• Given material:
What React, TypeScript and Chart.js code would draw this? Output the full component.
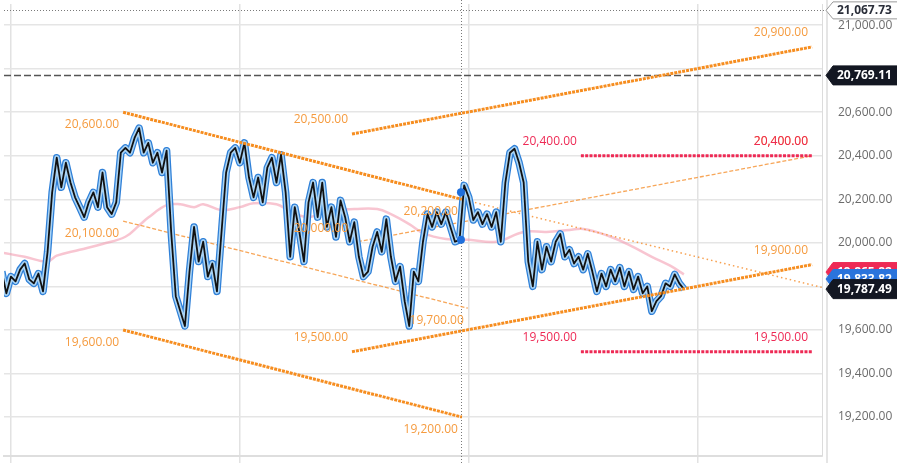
import React, { useEffect, useRef } from 'react';
import { Chart, registerables } from 'chart.js';
Chart.register(...registerables);

const FONT = '"Open Sans", "Noto Sans", "DejaVu Sans", sans-serif';

// ---- price series (one value per bar, first bar index below) ----
const priceFirstBar = -2;
const priceValues = [
  19868, 19768, 19845, 19823, 19877, 19905, 19832, 19814, 19859, 19777,
  19959, 20232, 20391, 20255, 20368, 20277, 20209, 20164, 20118, 20186,
  20232, 20164, 20323, 20164, 20132, 20186, 20414, 20436, 20414, 20482,
  20527, 20414, 20459, 20368, 20414, 20323, 20423, 20050, 19755, 19686,
  19618, 19868, 20073, 19914, 20005, 19845, 19905, 19777, 20050, 20323,
  20414, 20436, 20368, 20459, 20300, 20209, 20300, 20186, 20345, 20391,
  20277, 20405, 20232, 19936, 20164, 20050, 19914, 20186, 20277, 20118,
  20277, 20073, 20164, 20027, 20195, 20118, 20005, 20095, 19936, 19845,
  19868, 19982, 20050, 19959, 20109, 19936, 19823, 19891, 19732, 19618,
  19868, 19823, 20005, 20132, 20073, 20141, 20086, 20141, 20073, 20005,
  20014, 20264, 20209, 20105, 20141, 20086, 20132, 20073, 20141, 20005,
  20277, 20414, 20432, 20368, 20277, 19914, 19800, 20005, 19877, 19982,
  19914, 20005, 20041, 19936, 19968, 19905, 19936, 19877, 19950, 19868,
  19777, 19859, 19800, 19877, 19823, 19886, 19800, 19868, 19786, 19845,
  19768, 19800, 19686, 19732, 19755, 19814, 19800, 19855, 19814, 19787.49,
];

// ---- moving average ----
const maBars = [-2, 3, 8, 10, 15, 20, 25, 28, 30, 34, 37, 40, 42, 46, 50, 53, 58, 61, 65, 70, 75, 80, 83, 87, 90, 95, 100, 106, 112, 117, 122, 125, 130, 135, 140, 144, 147];
const maValues = [19955, 19936, 19914, 19941, 19968, 19995, 20028, 20080, 20116, 20173, 20177, 20164, 20177, 20150, 20164, 20182, 20177, 20145, 20118, 20150, 20155, 20155, 20132, 20086, 20045, 20018, 20014, 20005, 20050, 20050, 20059, 20064, 20036, 19991, 19936, 19895, 19855];

// ---- drawn trend lines ----
const lineNames = ['chanTop', 'chanMid', 'chanBot', 'riseTop', 'riseMid', 'riseBot', 'resist', 'support'];
const lineKinds = ['thick', 'thin', 'thick', 'thick', 'thin', 'thick', 'red', 'red'];
const lineStartBar = [24.5, 24.5, 24.5, 74.5, 74.5, 74.5, 124.5, 124.5];
const lineEndBar = [98.5, 99.8, 98.5, 175, 175, 175, 175, 175];
const lineStartValue = [20600, 20100, 19600, 20500, 20000, 19500, 20400, 19500];
const lineEndValue = [20200, 19700, 19200, 20900, 20400, 19900, 20400, 19500];
const labelSides = ['below', 'below', 'below', 'above', 'above', 'above', 'above', 'above'];

// extension ray of the channel top
const rayBars = [98.5, 177.2];
const rayValues = [20200, 19795];

// horizontal dashed high line, crosshair and marker dots
const highValue = 20769.11;
const crossBar = 98.3;
const crossValue = 21067.73;
const dotBars = [98.3, 98.3];
const dotValues = [20232, 20014];

// right-axis price tags
const tagValues = [21067.73, 20769.11, 19865.82, 19833.82, 19787.49];
const tagKinds = ['outline', 'black', 'red', 'blue', 'black'];

// axis setup
const xMin = -1.52;
const xMax = 177.17;
const xGridBars = [0, 50, 100, 150];
const yMin = 19021;
const yMax = 21097;
const yTicks = [19200, 19400, 19600, 19800, 20000, 20200, 20400, 20600, 20800, 21000];

const fmt = (v: number) =>
  v.toLocaleString('en-US', { minimumFractionDigits: 2, maximumFractionDigits: 2 });

const ORANGE = '#f68d1f';
const ORANGE_TEXT = '#f59b3f';
const RED = '#ee2a55';

export default function App() {
  const ref = useRef<HTMLCanvasElement>(null);

  useEffect(() => {
    const canvas = ref.current!;
    const base = {
      pointRadius: 0,
      pointHoverRadius: 0,
      fill: false,
      tension: 0,
      borderJoinStyle: 'round' as const,
    };
    const pricePts = priceValues.map((v, i) => ({ x: priceFirstBar + i, y: v }));
    const maPts = maBars.map((b, i) => ({ x: b, y: maValues[i] }));

    const styles: any = {
      thick: { color: ORANGE, width: 3, dash: [3, 1], order: 4 },
      thin: { color: 'rgba(246,150,60,0.85)', width: 1.3, dash: [4, 2], order: 8 },
      red: { color: RED, width: 3, dash: [3, 1.3], order: 3 },
    };

    const trendSets = lineNames.map((n, i) => {
      const s = styles[lineKinds[i]];
      return {
        ...base,
        label: n,
        data: [
          { x: lineStartBar[i], y: lineStartValue[i] },
          { x: lineEndBar[i], y: lineEndValue[i] },
        ],
        borderColor: s.color,
        borderWidth: s.width,
        borderDash: s.dash,
        order: s.order,
      };
    });

    const overlay = {
      id: 'overlay',
      beforeDatasetsDraw(chart: any) {
        const { ctx, chartArea, scales } = chart;
        const x = scales.x, y = scales.y;
        ctx.save();
        ctx.strokeStyle = '#dcdcdc';
        ctx.lineWidth = 1.5;
        ctx.beginPath();
        ctx.moveTo(chartArea.right + 5, 0);
        ctx.lineTo(chartArea.right + 5, chart.height);
        ctx.stroke();
        ctx.strokeStyle = '#7a7a7a';
        ctx.lineWidth = 1;
        ctx.setLineDash([1, 2]);
        const cy = Math.round(y.getPixelForValue(crossValue)) + 0.5;
        ctx.beginPath();
        ctx.moveTo(chartArea.left, cy);
        ctx.lineTo(chartArea.right + 5, cy);
        ctx.stroke();
        const cx = Math.round(x.getPixelForValue(crossBar)) + 0.5;
        ctx.beginPath();
        ctx.moveTo(cx, 0);
        ctx.lineTo(cx, chart.height);
        ctx.stroke();
        ctx.restore();
      },
      afterDatasetsDraw(chart: any) {
        const { ctx, scales } = chart;
        const x = scales.x, y = scales.y;
        ctx.save();
        ctx.font = `12px ${FONT}`;
        ctx.textAlign = 'right';
        ctx.textBaseline = 'middle';
        const order = [1, 4, 0, 2, 3, 5, 6, 7];
        order.forEach((i) => {
          ctx.fillStyle = lineKinds[i] === 'red' ? RED : ORANGE_TEXT;
          const dy = labelSides[i] === 'below' ? 12.5 : -14;
          ctx.fillText(fmt(lineStartValue[i]), x.getPixelForValue(lineStartBar[i]) - 4, y.getPixelForValue(lineStartValue[i]) + dy);
          ctx.fillText(fmt(lineEndValue[i]), x.getPixelForValue(lineEndBar[i]) - 4, y.getPixelForValue(lineEndValue[i]) + dy);
        });
        ctx.restore();
      },
      afterDraw(chart: any) {
        const { ctx, chartArea, scales } = chart;
        const y = scales.y;
        ctx.save();
        const x0 = chartArea.right + 4;
        const right = chart.width + 2;
        tagValues.forEach((v, i) => {
          const yc = y.getPixelForValue(v);
          const kind = tagKinds[i];
          const h = kind === 'outline' ? 17 : 19;
          let fill = '#131722', stroke = '#131722', text = '#ffffff';
          if (kind === 'outline') { fill = '#ffffff'; stroke = '#9a9a9a'; text = '#2a2e39'; }
          if (kind === 'red') { fill = RED; stroke = RED; }
          if (kind === 'blue') { fill = '#2a74dc'; stroke = '#2a74dc'; }
          ctx.beginPath();
          ctx.moveTo(x0, yc);
          ctx.lineTo(x0 + 7, yc - h / 2);
          ctx.lineTo(right, yc - h / 2);
          ctx.lineTo(right, yc + h / 2);
          ctx.lineTo(x0 + 7, yc + h / 2);
          ctx.closePath();
          ctx.fillStyle = fill;
          ctx.fill();
          ctx.lineWidth = 1;
          ctx.strokeStyle = stroke;
          ctx.stroke();
          ctx.fillStyle = text;
          ctx.font = `bold 12px ${FONT}`;
          ctx.textAlign = 'left';
          ctx.textBaseline = 'middle';
          ctx.fillText(fmt(v), x0 + 11, yc + 0.5);
        });
        ctx.restore();
      },
    };

    // hide axis labels that collide with the filled price tags
    const hiddenNear = (v: number) =>
      tagValues.some((t, i) => tagKinds[i] === 'black' && Math.abs(t - v) < 60);

    const chart = new Chart(canvas, {
      type: 'line',
      data: {
        datasets: [
          { ...base, label: 'ma', data: maPts, borderColor: 'rgba(242,150,172,0.55)', borderWidth: 2.5, tension: 0.4, order: 10 },
          { ...base, label: 'high', data: [{ x: xMin, y: highValue }, { x: xMax, y: highValue }], borderColor: '#555555', borderWidth: 1.5, borderDash: [7, 3], order: 9 },
          { ...base, label: 'ray', data: rayBars.map((b, i) => ({ x: b, y: rayValues[i] })), borderColor: 'rgba(246,150,60,0.9)', borderWidth: 1.5, borderDash: [1.5, 3], order: 8 },
          ...trendSets,
          { ...base, label: 'priceOuter', data: pricePts, borderColor: '#2f80d8', borderWidth: 7.5, order: 7 },
          { ...base, label: 'priceInner', data: pricePts, borderColor: '#a9d3f4', borderWidth: 5, order: 6 },
          { ...base, label: 'price', data: pricePts, borderColor: '#111111', borderWidth: 1.8, order: 5 },
          {
            label: 'dots', data: dotBars.map((b, i) => ({ x: b, y: dotValues[i] })), showLine: false,
            pointRadius: 4, pointBackgroundColor: '#1f6fdc', pointBorderWidth: 0, order: 1,
          },
        ] as any,
      },
      options: {
        animation: false,
        responsive: false,
        devicePixelRatio: 1,
        layout: { padding: 0 },
        plugins: { legend: { display: false }, tooltip: { enabled: false } },
        events: [],
        scales: {
          x: {
            type: 'linear',
            min: xMin,
            max: xMax,
            afterBuildTicks: (s: any) => { s.ticks = xGridBars.map((v) => ({ value: v })); },
            ticks: { display: false },
            grid: { color: '#e2e2e2', lineWidth: 1.5, drawTicks: true, tickLength: 7, tickColor: '#e2e2e2' },
            border: { display: true, color: '#dedede', width: 2 },
          },
          y: {
            type: 'linear',
            position: 'right',
            min: yMin,
            max: yMax,
            afterBuildTicks: (s: any) => { s.ticks = yTicks.map((v) => ({ value: v })); },
            afterFit: (s: any) => { s.width = 75; s.paddingTop = 0; s.paddingBottom = 0; },
            ticks: {
              color: '#6b6b6b',
              padding: 16,
              font: { family: FONT, size: 12 },
              callback: (v: any) => (hiddenNear(Number(v)) ? '' : fmt(Number(v))),
            },
            grid: { color: '#e5e5e5', lineWidth: 1.5, drawTicks: false },
            border: { display: true, color: '#dcdcdc', width: 1 },
          },
        },
      } as any,
      plugins: [overlay],
    });
    return () => chart.destroy();
  }, []);

  return (
    <div style={{ position: 'fixed', left: 0, top: 0, width: 897, height: 463, background: '#ffffff' }}>
      <canvas ref={ref} width={897} height={463} style={{ width: 897, height: 463, display: 'block' }} />
    </div>
  );
}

• Direction: Repeat, with no pictures, each line from the beginning of the data through the line containing "Chart.register(...registerables);", inclusive.

• Solution to this problem:
What React, TypeScript and Chart.js code would draw this? Output the full component.
import React, { useEffect, useRef } from 'react';
import { Chart, registerables } from 'chart.js';
Chart.register(...registerables);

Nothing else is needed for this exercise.